Tiberias Mayor Ron Kobi
Tiberias Mayor Ron Kobi


This is a revolutionary plan in a city in which the ultra-Orthodox population constitutes more than 20 percent of its residents. Nevertheless, Tiberias is one of the most visited cities in Israel, and boasts 32 hotels. In the past year, millions of pilgrims and Israelis visited the city.

But hotel owners in Tiberias say they are experiencing difficulties in following the strict kashrut instructions of the local rabbinate, which interfere with their ongoing operations.

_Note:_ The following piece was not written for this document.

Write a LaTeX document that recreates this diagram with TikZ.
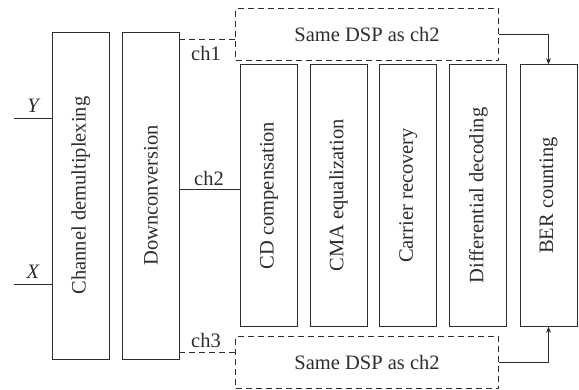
\documentclass[tikz,border=0pt]{standalone}
\usepackage{fontspec}
\setmainfont{Liberation Serif}
\usepackage{graphicx}
\usetikzlibrary{arrows.meta}
\definecolor{linec}{RGB}{45,45,45}
\begin{document}
\begin{tikzpicture}[x=1pt,y=-1pt,
  every node/.style={text=linec,font=\fontsize{20.5}{24}\selectfont},
  blockbox/.style={draw=linec,line width=0.9pt,inner sep=0pt,minimum width=57pt},
  dspbox/.style={draw=linec,line width=0.9pt,dash pattern=on 6pt off 4pt,inner sep=0pt,minimum width=263pt,minimum height=52pt},
  wire/.style={draw=linec,line width=0.9pt},
  dwire/.style={draw=linec,line width=0.9pt,dash pattern=on 6pt off 4pt},
  arr/.style={wire,-{Stealth[length=6pt,width=5pt]}},
  lab/.style={inner sep=0pt}
]
\useasboundingbox (0,0) rectangle (579,390);
% main blocks
\node[blockbox,minimum height=327pt] (demux) at (80.8,195.5) {\rotatebox{90}{Channel demultiplexing}};
\node[blockbox,minimum height=327pt] (down) at (151,195.5) {\rotatebox{90}{Downconversion}};
\node[blockbox,minimum height=261.6pt] (cd) at (269,195.5) {\rotatebox{90}{CD compensation}};
\node[blockbox,minimum height=261.6pt] (cma) at (338.5,195.5) {\rotatebox{90}{CMA equalization}};
\node[blockbox,minimum height=261.6pt] (car) at (408.3,195.5) {\rotatebox{90}{Carrier recovery}};
\node[blockbox,minimum height=261.6pt] (dif) at (478.3,195.5) {\rotatebox{90}{Differential decoding}};
\node[blockbox,minimum height=261.6pt] (ber) at (548.5,195.5) {\rotatebox{90}{BER counting}};
% dashed DSP boxes
\node[dspbox] (dtop) at (367,34.7) {Same DSP as ch2};
\node[dspbox] (dbot) at (367,362.7) {Same DSP as ch2};
% inputs
\coordinate (yin) at (14,118);
\coordinate (xin) at (14,284.7);
\draw[wire] (yin) -- (yin -| demux.west);
\draw[wire] (xin) -- (xin -| demux.west);
\node[lab,font=\fontsize{20.5}{24}\selectfont\itshape] (ylab) at (33,105.7) {Y};
\node[lab,font=\fontsize{20.5}{24}\selectfont\itshape] (xlab) at (33,271.7) {X};
% channels
\coordinate (c1) at (179.3,39.7);
\coordinate (c2) at (179.3,189);
\coordinate (c3) at (179.3,352);
\draw[dwire] (c1) -- (c1 -| dtop.west);
\draw[wire] (c2) -- (c2 -| cd.west);
\draw[dwire] (c3) -- (c3 -| dbot.west);
\node[lab] (l1) at (206,53) {ch1};
\node[lab] (l2) at (209,178) {ch2};
\node[lab] (l3) at (206,340) {ch3};
% arrows to BER
\draw[arr] (dtop.east) -| (ber.north);
\draw[arr] (dbot.east) -| (ber.south);
\end{tikzpicture}
\end{document}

“After speaking with hotel and business owners in Tiberias, I got the feeling that there is room for standardization on kashrut issues,” Kobi said. “We want a body that is able to appropriately supervise (kashrut), without imposing draconian measures that exceed the official demands of the local rabbinate.”

Kobi tasked Rabbi Moshe Krothammer, a city council member from his faction, to hold the talks with the Tzohar rabbis. Both Kobi and Krothammer stress this is not an anti-religious initiative. Krothammer, who is a religious Zionist, has held many religion-related posts in Tiberias; he served as the head of the local Chevra Kadisha Jewish burial society, as deputy chairman of the Tiberias religious council, and as a national-religious school principal.

“Hundreds of kashrut supervisors from the local rabbinate are employed by the hotels in Tiberias, in addition to the fortune the hotel owners spend on private supervision,” Krothammer said.

“The main problem stems from the fact that the local rabbinate issues kashrut certificates while publishing leaflets detailing strict kashrut instructions that have nothing to do with the chief rabbinate’s requirements. Our motto for business owners is for them to act as they see fit, and it is their prerogative to use the services of the Tzohar organization if they so desire,” he said.

Avi Zandberg, owner of the Astoria Galilee Hotel and chairman of the Tiberias Hotel Association called the Tzohar kashrut supervision system proper and acceptable. “In the past, kashrut supervision services only focused on the preparation process of the food. However, today, it also focuses on the atmosphere in the hotels, which we cannot accept.”

“Those who are staying at hotels in Tiberias don’t want the rabbinate to interfere with the atmosphere nor the staff at their hotels,” he added.

Krothammer also said that using the Tzohar kashrut supervision services would benefit the hotels financially.

“The Tzohar Rabbinate doesn’t charge a kashrut fee, rather only demands payment per supervisor. Instead of obligating the hotels to purchase expensive salads, the Tzohar supervisor will be responsible for cleaning the vegetables, and picking the ingredients himself, which would save a lot of money,” he said.